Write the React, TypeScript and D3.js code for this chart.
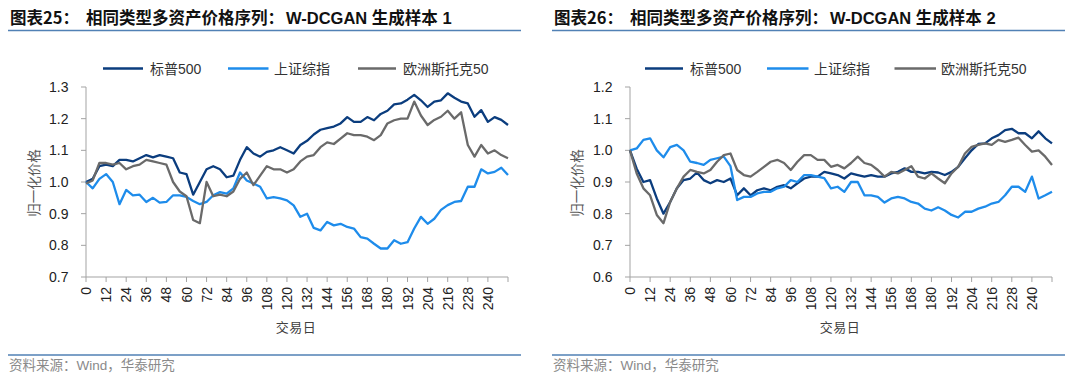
import React from "react";
import * as d3 from "d3";

// ---------- data (sampled every 4 trading days, day 0..252) ----------
const DAY_STEP = 4;
const seriesNames = ["标普500", "上证综指", "欧洲斯托克50"];
const xTickValues = [0, 12, 24, 36, 48, 60, 72, 84, 96, 108, 120, 132, 144, 156, 168, 180, 192, 204, 216, 228, 240];

// Sample 1
const sp500S1 = [
  1.0, 1.01, 1.05, 1.055, 1.05, 1.07, 1.07, 1.065, 1.075, 1.085, 1.078, 1.085, 1.08, 1.075, 1.03, 1.025,
  0.96, 1.0, 1.04, 1.05, 1.04, 1.015, 1.02, 1.07, 1.11, 1.09, 1.08, 1.095, 1.1, 1.11, 1.1, 1.09,
  1.117, 1.13, 1.15, 1.165, 1.17, 1.175, 1.185, 1.205, 1.19, 1.19, 1.205, 1.195, 1.215, 1.225, 1.245, 1.248,
  1.26, 1.275, 1.258, 1.237, 1.254, 1.258, 1.28, 1.266, 1.254, 1.248, 1.206, 1.227, 1.19, 1.205, 1.196, 1.18,
];
const sseS1 = [
  1.0, 0.98, 1.01, 1.025, 1.0, 0.93, 0.975, 0.958, 0.96, 0.937, 0.95, 0.935, 0.937, 0.958, 0.958, 0.953,
  0.94, 0.93, 0.937, 0.958, 0.968, 0.963, 0.98, 1.03, 1.005, 0.995, 0.985, 0.948, 0.952, 0.948, 0.942, 0.926,
  0.89, 0.9, 0.855, 0.847, 0.874, 0.863, 0.868, 0.858, 0.853, 0.826, 0.821, 0.805, 0.79, 0.79, 0.816, 0.805,
  0.81, 0.853, 0.89, 0.868, 0.884, 0.912, 0.927, 0.937, 0.94, 0.985, 0.985, 1.04, 1.027, 1.032, 1.045, 1.022,
];
const stoxxS1 = [
  0.995, 1.005, 1.06, 1.06, 1.055, 1.06, 1.04, 1.05, 1.055, 1.07, 1.065, 1.06, 1.055, 1.0, 0.97, 0.955,
  0.88, 0.87, 1.0, 0.955, 0.96, 0.955, 0.97, 1.01, 1.03, 0.99, 1.02, 1.05, 1.04, 1.04, 1.03, 1.04,
  1.065, 1.08, 1.085, 1.11, 1.125, 1.12, 1.137, 1.154, 1.148, 1.148, 1.143, 1.132, 1.148, 1.185, 1.195, 1.2,
  1.2, 1.254, 1.21, 1.18, 1.196, 1.206, 1.225, 1.2, 1.22, 1.117, 1.08, 1.117, 1.09, 1.1, 1.085, 1.075,
];

// Sample 2
const sp500S2 = [
  1.0, 0.942, 0.9, 0.906, 0.848, 0.8, 0.837, 0.88, 0.906, 0.911, 0.93, 0.906, 0.896, 0.906, 0.9, 0.911,
  0.858, 0.88, 0.858, 0.874, 0.88, 0.874, 0.885, 0.89, 0.88, 0.896, 0.911, 0.917, 0.917, 0.932, 0.927, 0.922,
  0.911, 0.927, 0.922, 0.917, 0.922, 0.917, 0.917, 0.927, 0.932, 0.943, 0.932, 0.932, 0.927, 0.932, 0.93, 0.922,
  0.932, 0.948, 0.975, 1.0, 1.02, 1.022, 1.038, 1.048, 1.064, 1.068, 1.054, 1.054, 1.038, 1.06, 1.038, 1.022,
];
const sseS2 = [
  1.0, 1.006, 1.033, 1.038, 1.0, 0.978, 1.01, 1.017, 1.0, 0.964, 0.96, 0.954, 0.97, 0.975, 0.98, 0.95,
  0.843, 0.853, 0.853, 0.864, 0.869, 0.869, 0.88, 0.885, 0.906, 0.9, 0.922, 0.922, 0.917, 0.912, 0.88, 0.885,
  0.869, 0.9, 0.9, 0.858, 0.858, 0.853, 0.835, 0.848, 0.853, 0.848, 0.837, 0.832, 0.816, 0.81, 0.82, 0.81,
  0.796, 0.788, 0.806, 0.806, 0.816, 0.822, 0.832, 0.837, 0.858, 0.885, 0.885, 0.869, 0.917, 0.848, 0.858, 0.869,
];
const stoxxS2 = [
  1.0, 0.927, 0.88, 0.858, 0.796, 0.77, 0.837, 0.88, 0.917, 0.938, 0.932, 0.927, 0.938, 0.964, 0.985, 0.99,
  0.938, 0.922, 0.917, 0.932, 0.948, 0.964, 0.97, 0.96, 0.938, 0.964, 0.985, 0.985, 0.97, 0.97, 0.948, 0.954,
  0.943, 0.96, 0.98, 0.96, 0.954, 0.938, 0.917, 0.932, 0.927, 0.938, 0.95, 0.917, 0.911, 0.927, 0.911, 0.896,
  0.927, 0.948, 0.99, 1.011, 1.017, 1.022, 1.017, 1.033, 1.027, 1.033, 1.04, 1.017, 0.996, 1.0, 0.98, 0.954,
];

const yTicksS1 = [0.7, 0.8, 0.9, 1.0, 1.1, 1.2, 1.3];
const yTicksS2 = [0.6, 0.7, 0.8, 0.9, 1.0, 1.1, 1.2];

// ---------- styles ----------
const COLORS = ["#0B3D7E", "#1E8CEB", "#6A6A6A"];
const FONT = "'Liberation Sans', Arial, 'Noto Sans CJK SC', sans-serif";
const CJK = "'Noto Sans CJK SC', 'Liberation Sans', sans-serif";
const AXIS = "#A3A3A3";
const RULE = "#5181B5";

type PanelProps = {
  ox: number;
  num: string;
  sampleNo: string;
  yTicks: number[];
  series: number[][];
  legendLines: [number, number][];
  legendText: number[];
};

function Panel({ ox, num, sampleNo, yTicks, series, legendLines, legendText }: PanelProps) {
  const left = 86 + ox;
  const right = 508 + ox;
  const top = 87;
  const bottom = 277;
  const x = d3.scaleLinear().domain([0, 252]).range([left, right]);
  const y = d3
    .scaleLinear()
    .domain([yTicks[0], yTicks[yTicks.length - 1]])
    .range([bottom, top]);
  const line = d3
    .line<number>()
    .x((_, i) => x(i * DAY_STEP))
    .y((v) => y(v));
  const fmt = d3.format(".1f");
  const allTicks = [...xTickValues, 252];

  return (
    <g>
      {/* title */}
      <text y={24} fontFamily={CJK} fontWeight={700} fontSize={16.5} fill="#111">
        <tspan x={10 + ox}>{`图表${num}：`}</tspan>
        <tspan x={86 + ox}>相同类型多资产价格序列：</tspan>
        <tspan x={286 + ox} fontFamily={FONT}>{`W-DCGAN 生成样本 ${sampleNo}`}</tspan>
      </text>
      <line x1={8 + ox} x2={521 + ox} y1={30.5} y2={30.5} stroke={RULE} strokeWidth={1.5} />

      {/* legend */}
      {seriesNames.map((name, i) => (
        <g key={name}>
          <line
            x1={legendLines[i][0]}
            x2={legendLines[i][1]}
            y1={68.5}
            y2={68.5}
            stroke={COLORS[i]}
            strokeWidth={2.5}
          />
          <text x={legendText[i]} y={73.5} fontFamily={FONT} fontSize={14} fill="#333">
            {name}
          </text>
        </g>
      ))}

      {/* y axis */}
      <line x1={left} x2={left} y1={top} y2={bottom} stroke={AXIS} strokeWidth={1} />
      {yTicks.map((t) => (
        <g key={t}>
          <line x1={left - 5} x2={left} y1={y(t)} y2={y(t)} stroke={AXIS} strokeWidth={1} />
          <text
            x={left - 17.5}
            y={y(t)}
            dy="0.36em"
            textAnchor="end"
            fontFamily={FONT}
            fontSize={14}
            fill="#222"
          >
            {fmt(t)}
          </text>
        </g>
      ))}
      <text
        transform={`translate(${34 + ox * 1.0 - (ox > 0 ? 0.5 : 0)},183) rotate(-90)`}
        textAnchor="middle"
        dy="0.35em"
        fontFamily={CJK}
        fontSize={13.5}
        fill="#595959"
      >
        归一化价格
      </text>

      {/* x axis */}
      <line x1={left} x2={right} y1={bottom} y2={bottom} stroke={AXIS} strokeWidth={1} />
      {allTicks.map((t) => (
        <line key={t} x1={x(t)} x2={x(t)} y1={bottom} y2={bottom + 5} stroke={AXIS} strokeWidth={1} />
      ))}
      {xTickValues.map((t) => (
        <text
          key={t}
          transform={`translate(${x(t)},${bottom + 10}) rotate(-90)`}
          textAnchor="end"
          dy="0.36em"
          fontFamily={FONT}
          fontSize={14}
          fill="#222"
        >
          {String(t)}
        </text>
      ))}
      <text
        x={296 + ox}
        y={332}
        textAnchor="middle"
        fontFamily={CJK}
        fontSize={13}
        letterSpacing={0.5}
        fill="#404040"
      >
        交易日
      </text>

      {/* series */}
      {series.map((s, i) => (
        <path
          key={i}
          d={line(s) || ""}
          fill="none"
          stroke={COLORS[i]}
          strokeWidth={2.3}
          strokeLinejoin="round"
        />
      ))}

      {/* footer */}
      <line x1={8 + ox} x2={521 + ox} y1={355} y2={355} stroke={RULE} strokeWidth={1.5} />
      <text x={9 + ox} y={370} fontFamily={FONT} fontSize={13.5} fill="#8A8A8A">
        资料来源：Wind，华泰研究
      </text>
    </g>
  );
}

export default function App() {
  return (
    <div style={{ position: "absolute", left: 0, top: 0 }}>
      <svg width={1080} height={382} viewBox="0 0 1080 382" style={{ display: "block", background: "#fff" }}>
        <rect width={1080} height={382} fill="#fff" />
        <Panel
          ox={0}
          num="25"
          sampleNo="1"
          yTicks={yTicksS1}
          series={[sp500S1, sseS1, stoxxS1]}
          legendLines={[
            [103, 143],
            [228, 268.5],
            [358, 396],
          ]}
          legendText={[150, 274, 403]}
        />
        <Panel
          ox={544}
          num="26"
          sampleNo="2"
          yTicks={yTicksS2}
          series={[sp500S2, sseS2, stoxxS2]}
          legendLines={[
            [645, 683],
            [767, 808.5],
            [894.5, 936],
          ]}
          legendText={[690, 814, 941]}
        />
      </svg>
    </div>
  );
}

• _Exercise objective_: From the top of the listing above, repeat each line exactly until you reach the line containing "216, 228, 240];", and repeat that one too. Leave the pictures out.

• _Task response_:
Write the React, TypeScript and D3.js code for this chart.
import React from "react";
import * as d3 from "d3";

// ---------- data (sampled every 4 trading days, day 0..252) ----------
const DAY_STEP = 4;
const seriesNames = ["标普500", "上证综指", "欧洲斯托克50"];
const xTickValues = [0, 12, 24, 36, 48, 60, 72, 84, 96, 108, 120, 132, 144, 156, 168, 180, 192, 204, 216, 228, 240];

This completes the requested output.